Black Skin or Thin Skin?

"Welcome to our world," writes Sophia A. Nelson of the Washington Post, as she describes how the "sliming of Michelle Obama" echoes the  experience of many professional black women, like herself.  In her Sunday, July 20, 2008 OpEd piece, Black. Female. Accomplished. Attacked, Nelson writes of the terrific hardships Mrs. Obama has had to endure - allegedly because of her skin color - while on the campaign trail. 

What else could it be but because Mrs. Obama is black?   She's had to face recent "campaign travails" such as "being called unpatriotic for a single offhand remark, dubbed a black radical because of something she wrote more than 20 years ago and plastered with the crowning stereotype: "angry black woman." 

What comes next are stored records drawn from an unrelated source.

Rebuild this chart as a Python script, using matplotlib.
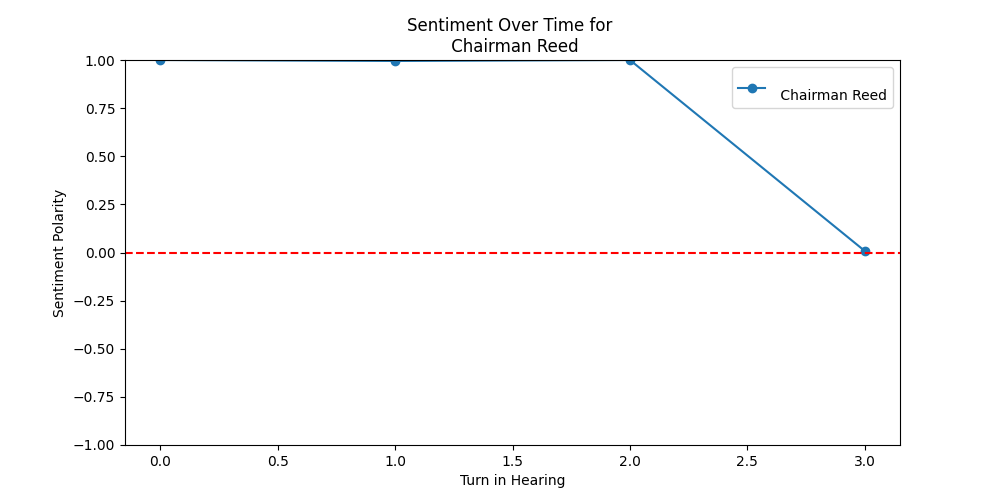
import matplotlib
matplotlib.use("Agg")
from matplotlib import pyplot as plt

# turns and sentiment polarity
turns = [0, 1, 2, 3]
polarity = [1.0, 0.995, 1.0, 0.008]
# speaker name as parsed from the transcript (keeps its newline and space)
speaker = "\n Chairman Reed"

plt.figure(figsize=(10, 5), dpi=100)
plt.plot(turns, polarity, marker='o', label=speaker)
plt.axhline(0, color='red', linestyle='--')
plt.ylim(-1, 1)
plt.title(f"Sentiment Over Time for {speaker}")
plt.xlabel("Turn in Hearing")
plt.ylabel("Sentiment Polarity")
plt.legend()
plt.savefig("out.png")
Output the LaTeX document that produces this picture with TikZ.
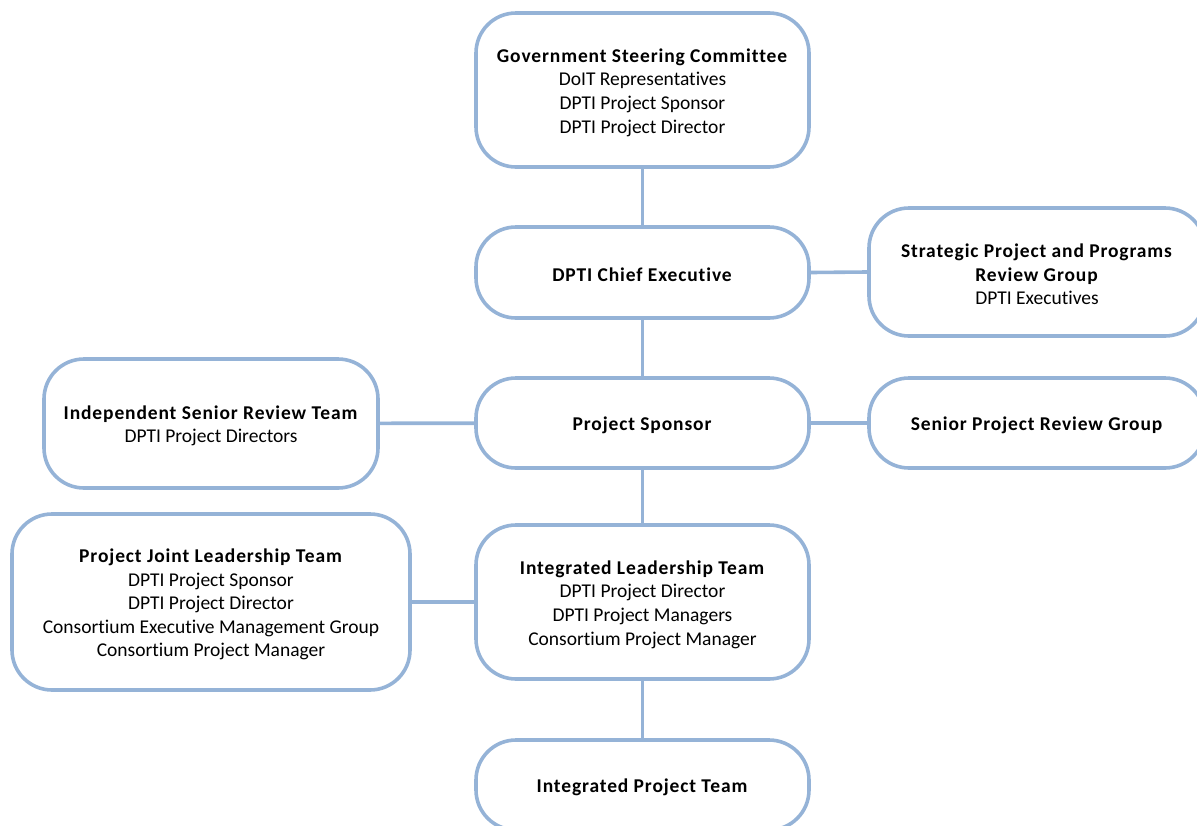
\documentclass[tikz,border=0pt]{standalone}
\usepackage{fontspec}
\setmainfont{Carlito}[Ligatures={NoCommon}, BoldFeatures={LetterSpace=4.5}]
\definecolor{boxblue}{HTML}{95B3D7}
\begin{document}
\begin{tikzpicture}[x=1pt,y=-1pt,
  box/.style={draw=boxblue, line width=3.6pt, rounded corners=40pt, fill=white, inner sep=0pt},
  boxtext/.style={align=center, inner sep=0pt, yshift=-2.5pt, font=\fontsize{19.5}{23.6}\selectfont},
  link/.style={draw=boxblue, line width=3.6pt}]
\useasboundingbox (0,0) rectangle (1197,825);
\clip (0,0) rectangle (1197,825);
\node[box, minimum width=333pt, minimum height=154pt,
  label={[boxtext]center:{\textbf{Government Steering Committee}\\DoIT Representatives\\DPTI Project Sponsor\\DPTI Project Director}}] (gsc) at (642.5,90) {};
\node[box, minimum width=333pt, minimum height=91pt,
  label={[boxtext]center:{\textbf{DPTI Chief Executive}}}] (ce) at (642.5,272.5) {};
\node[box, minimum width=336pt, minimum height=128pt,
  label={[boxtext]center:{\textbf{Strategic Project and Programs}\\\textbf{Review Group}\\DPTI Executives}}] (spprg) at (1037,272) {};
\node[box, minimum width=334pt, minimum height=129pt,
  label={[boxtext]center:{\textbf{Independent Senior Review Team}\\DPTI Project Directors}}] (isrt) at (211,423.5) {};
\node[box, minimum width=333pt, minimum height=90pt,
  label={[boxtext]center:{\textbf{Project Sponsor}}}] (ps) at (642.5,423) {};
\node[box, minimum width=336pt, minimum height=90pt,
  label={[boxtext]center:{\textbf{Senior Project Review Group}}}] (sprg) at (1037,423) {};
\node[box, minimum width=398pt, minimum height=176pt,
  label={[boxtext]center:{\textbf{Project Joint Leadership Team}\\DPTI Project Sponsor\\DPTI Project Director\\Consortium Executive Management Group\\Consortium Project Manager}}] (pjlt) at (211,602) {};
\node[box, minimum width=333pt, minimum height=154pt,
  label={[boxtext]center:{\textbf{Integrated Leadership Team}\\DPTI Project Director\\DPTI Project Managers\\Consortium Project Manager}}] (ilt) at (642.5,602) {};
\node[box, minimum width=333pt, minimum height=90pt,
  label={[boxtext]center:{\textbf{Integrated Project Team}}}] (ipt) at (642.5,785) {};
\draw[link] (gsc) -- (ce);
\draw[link] (ce.east) -- (spprg.west);
\draw[link] (ce) -- (ps);
\draw[link] (ps) -- (isrt);
\draw[link] (ps) -- (sprg);
\draw[link] (ps) -- (ilt);
\draw[link] (ilt) -- (pjlt);
\draw[link] (ilt) -- (ipt);
\end{tikzpicture}
\end{document}
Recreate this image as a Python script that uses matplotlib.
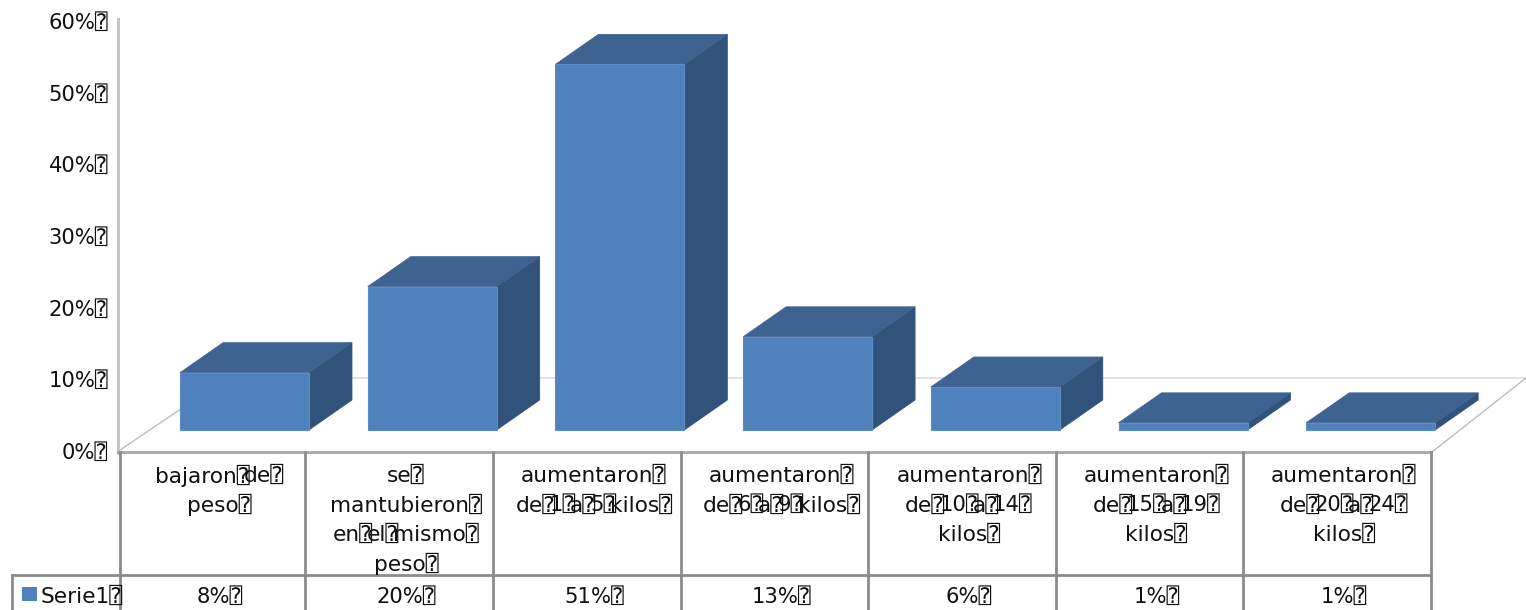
import matplotlib
matplotlib.use('Agg')
from matplotlib import pyplot as plt
from matplotlib.patches import Polygon

# datos de la tabla
categorias = [
    ["bajaron de", "peso"],
    ["se", "mantubieron", "en el mismo", "peso"],
    ["aumentaron", "de 1 a 5 kilos"],
    ["aumentaron", "de 6 a 9 kilos"],
    ["aumentaron", "de 10 a 14", "kilos"],
    ["aumentaron", "de 15 a 19", "kilos"],
    ["aumentaron", "de 20 a 24", "kilos"],
]
valores = [8, 20, 51, 13, 6, 1, 1]
marcas_y = [0, 10, 20, 30, 40, 50, 60]
serie = "Serie1"

# geometria en pixeles de la figura
ANCHO, ALTO = 1526, 610
ESCALA = 7.17
BASE_BARRA = 430
BASE_EJE = 452
X_BARRA = 180
PASO = 187.7
ANCHO_BARRA = 129
DX, DY = 43, -30
BORDES = [120, 305, 493, 681, 868, 1056, 1243, 1431]
FILA_SERIE = 575
FS = 15.6
FS_NUM = 15.2
CAJA = "\u2370"
FUENTE = ['DejaVu Sans', 'DejaVu Sans Mono']

fig = plt.figure(figsize=(ANCHO / 100, ALTO / 100), dpi=100)
ax = fig.add_axes([0, 0, 1, 1])
ax.set_xlim(0, ANCHO)
ax.set_ylim(ALTO, 0)
ax.axis('off')
renderer = fig.canvas.get_renderer()

def ancho(s, fs=FS):
    t = ax.text(0, 0, s, fontsize=fs, family=FUENTE)
    w = t.get_window_extent(renderer).width
    t.remove()
    return w

ESPACIO = ancho("a a") - ancho("aa")

def tam(p):
    # las cifras van algo mas pequenas que las letras
    return FS_NUM if p[0].isdigit() else FS

# cada palabra lleva su caja detras y la siguiente se monta encima
def linea(xc, y, s):
    palabras = s.split(" ")
    anchos = [ancho(p, tam(p)) for p in palabras]
    total = sum(anchos) + ESPACIO * (len(palabras) - 1) + ancho(CAJA)
    x = xc - total / 2
    for p, w in zip(palabras, anchos):
        ax.text(x, y, p + CAJA, fontsize=tam(p), family=FUENTE, ha='left', va='center',
                color='#111111', zorder=6)
        x += w + ESPACIO

# pared y piso
ax.plot([118, 118], [BASE_EJE + 1, 19], color='#c4c4c4', lw=2.2, zorder=1)
ax.plot([120, 212], [BASE_EJE - 2, 388], color='#bcbcbc', lw=1, zorder=1)
ax.plot([212, ANCHO], [378, 378], color='#dcdcdc', lw=1.2, zorder=1)
ax.plot([1432, ANCHO], [BASE_EJE, 378], color='#bcbcbc', lw=1, zorder=1)

# barras con su cara superior y lateral
for i, v in enumerate(valores):
    x0 = X_BARRA + i * PASO
    x1 = x0 + ANCHO_BARRA
    yt = BASE_BARRA - v * ESCALA
    ax.add_patch(Polygon([(x1, yt), (x1 + DX, yt + DY), (x1 + DX, BASE_BARRA + DY), (x1, BASE_BARRA)],
                         facecolor='#31527a', edgecolor='#31527a', lw=0.5, zorder=3))
    ax.add_patch(Polygon([(x0, yt), (x0 + DX, yt + DY), (x1 + DX, yt + DY), (x1, yt)],
                         facecolor='#3e6391', edgecolor='#3e6391', lw=0.5, zorder=3))
    ax.bar(x0, -v * ESCALA, width=ANCHO_BARRA, bottom=BASE_BARRA, align='edge',
           color='#4f81bd', edgecolor='#5b8cc6', lw=0.8, zorder=4)

# etiquetas del eje
for m in marcas_y:
    ax.text(108, BASE_EJE - m * ESCALA + 1, "%d%%%s" % (m, CAJA), fontsize=FS_NUM, family=FUENTE,
            ha='right', va='center', color='#111111')

# tabla de datos
gris = '#8c8c8c'
ax.plot([BORDES[0] - 2, BORDES[-1]], [BASE_EJE, BASE_EJE], color='#a8a8a8', lw=2, zorder=5)
ax.plot([12, BORDES[-1]], [FILA_SERIE, FILA_SERIE], color=gris, lw=2, zorder=5)
ax.plot([12, 12], [FILA_SERIE, ALTO], color=gris, lw=2, zorder=5)
for b in BORDES:
    ax.plot([b, b], [BASE_EJE, ALTO], color=gris, lw=2, zorder=5)

for i, lineas in enumerate(categorias):
    xc = (BORDES[i] + BORDES[i + 1]) / 2 + 7
    for j, s in enumerate(lineas):
        linea(xc, 476 + j * 29.3, s)
    linea(xc, 597, "%d%%" % valores[i])

ax.bar(22, 14, width=15, bottom=587, align='edge', color='#4f81bd', zorder=6)
linea(82, 597, serie)

fig.savefig('out.png', dpi=100)
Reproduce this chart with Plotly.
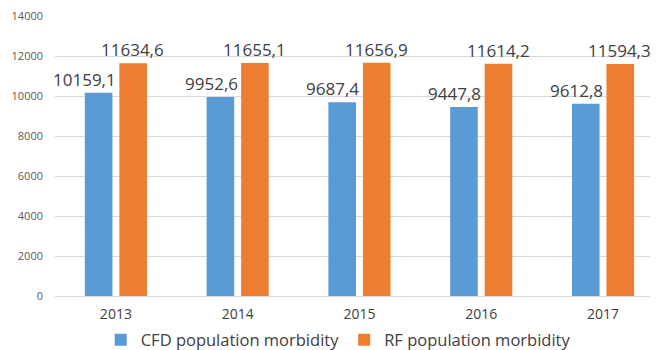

AND THEN, to top it all off, "being forced to undergo a politically mandated 'makeover' to soften her image and make her more palatable to mainstream America." 

Oh, the senseless hardship and cruelty!!!   I need a hanky.

Apparently, this "is nothing new to professional African American women."  Oooh noooooo, ah ah.  They've been brutalized by the way white people look at them before.  You know those looks, the ones where they're "being looked at, as black women, through a different lens from our white counterparts, who are portrayed as kinder, gentler souls who somehow deserve to be loved and valued more than we do."

Nelson actually digs back 157 years ago in order to equate Sojourner Truth, a former slave, abolitionist, preacher and advocate of women's rights, with the agony of today's black women.  Nelson had the audacity to write, "Her [Sojourner Truth] ringing question, demanding why black women weren't accorded the same privileges as their white counterparts, still sums up the African American woman's dilemma today." 

Nelson should bong herself over the head with a "get real" stick, and pretty damn hard. 

4_bab_02 Please, somebody, tell me that black women haven't become this whiney-ass insecure?  

Tell me that this Nelson person is an isolated case?  Somebody?  Please?

For purposely race baiting, for disrespecting the memory of Sojourner Truth by comparing her trials with such petty-ass garbage as "being looked at," for even suggesting America's opinion of Mrs. Obama should NOT be based on the quality of character reflected by her words and deeds but instead  on the color of her skin, today's "Bird Award" goes to Sophia A. Nelson, who has shamefully earned it.